“…Yo soy Jesús, a quien tú persigues. Pero levántate, y ponte sobre tus pies; porque para esto he aparecido a tí, para ponerte por ministro y testigo de las cosas que has visto, y de aquellas en que me apareceré a tí, librándote de tu pueblo, y de los gentiles, a quienes ahora te envío, para que abras su ojos, para que se conviertan de las tinieblas a la luz, y de la potestad de Satanás a Dios; para que reciban, por la fe que es mí, perdón de pecados y herencia entre los santificados” Hechos 26:15-18
La experiencia del llamado debe ser tan transformadora como la experiencia de la conversión, sólo así el ministro permanecerá firme en el ministerio y proseguirá a la meta, al premio del supremo llamamiento que es en Cristo Jesús, como escribe Pablo en Filipenses 3:12-14. En este sentido hablo del llamado como esa experiencia, ruidosa o silenciosa, pública o privada, que es tan dramática y decisiva en la vida del individuo como su experiencia de conversión.
El llamado de Pablo fue una experiencia evidentemente transformadora, a tal punto que interrumpió el curso natural de su vida. Durante el resto de su vida no hubo lugar a dudas sobre este llamado. Lo que trato de enfatizar en este punto no es si el llamado es escandaloso, ruidoso o dramático; más bien que debe ser una experiencia tan real, que el individuo queda marcado por el resto de su vida, hay una certeza absoluta y la dirección de su vida cambia.
Hay una evidente diferencia con las experiencias mentales e irreales que viven muchos ministros hoy día y que se manifiestan en frases como ‘pensé que’, ‘se me ocurrió’ o ‘sentí algo que me decía’ – en ningún sentido pueden afirmar que Jesús intervino en su mundo natural y físico, en su rutina y sus planes de una forma tan impactante que no volverán atrás jamás. El resultado lógico es que muchos, después de un tiempo de servir al Señor, se replantean si lo que escucharon fue realmente la voz de Dios y, lamentablemente deciden abandonar el ministerio hasta reconsiderarlo mejor.
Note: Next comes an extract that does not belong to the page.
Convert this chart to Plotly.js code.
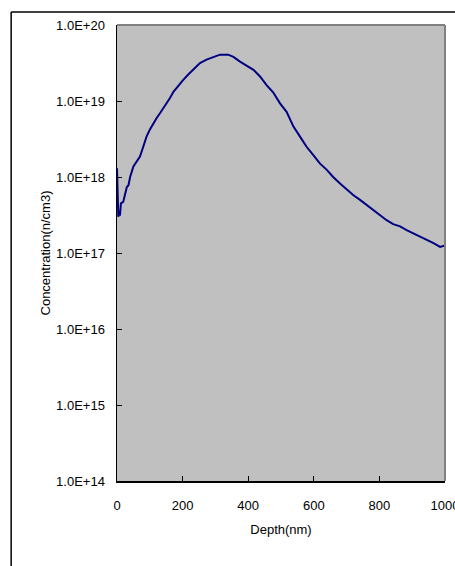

En este pasaje, se destaca también, que el llamado de Pablo fue una acción directa de Jesús, estableciéndolo como ministro y testigo. Quien hace el llamado al ministerio debe ser Dios mismo, de esta manera queda establecida la autoridad espiritual para ejercer una labor ministerial efectiva; si es Jesús quien ha llamado y establecido al ministro o misionero no habrá demonio que le pueda resistir. En Efeso, los demonios dijeron: “…A Jesús conozco y sé quién es Pablo…” (Hechos 19:15)
Este verdadero llamado es marcado por una promesa de liberación, porque Dios sabe que está enviando a sus ministros a lugares peligrosos, como ovejas en medio de lobos. Pablo lo sabía, cuando dijo a los hermanos de Corinto “Pero tuvimos sentencia de muerte, para que no confiásemos en notrosos mismos, sino en Dios … el cuál nos libró, y nos libra, y en quién esperamos que aún nos librará …” (II Corintios 1:9,10)
Cuando Jesús llamó a Pablo le dio una instrucción precisa en cuanto a la tarea que debía realizar “para que abras sus ojos, para que se conviertan de Satanás a Dios; para que reciban, por la fe que es en mí, perdón de pecados y herencia entre los santificados” (Hechos 26:18) Es necesario que quienes están ejerciendo el ministerio en cualquier área tengan claridad sobre lo que el Señor espera de ellos.
El llamado de Dios siempre se acompaña de una instrucción clara.
¿Cómo fue tu experiencia cuando sentiste el llamado de Dios?
¿De qué manera esa experiencia sigue determinando el rumbo de tu vida y ministerio al recordar cómo el Señor Jesús trató y te dio promesa e instrucción?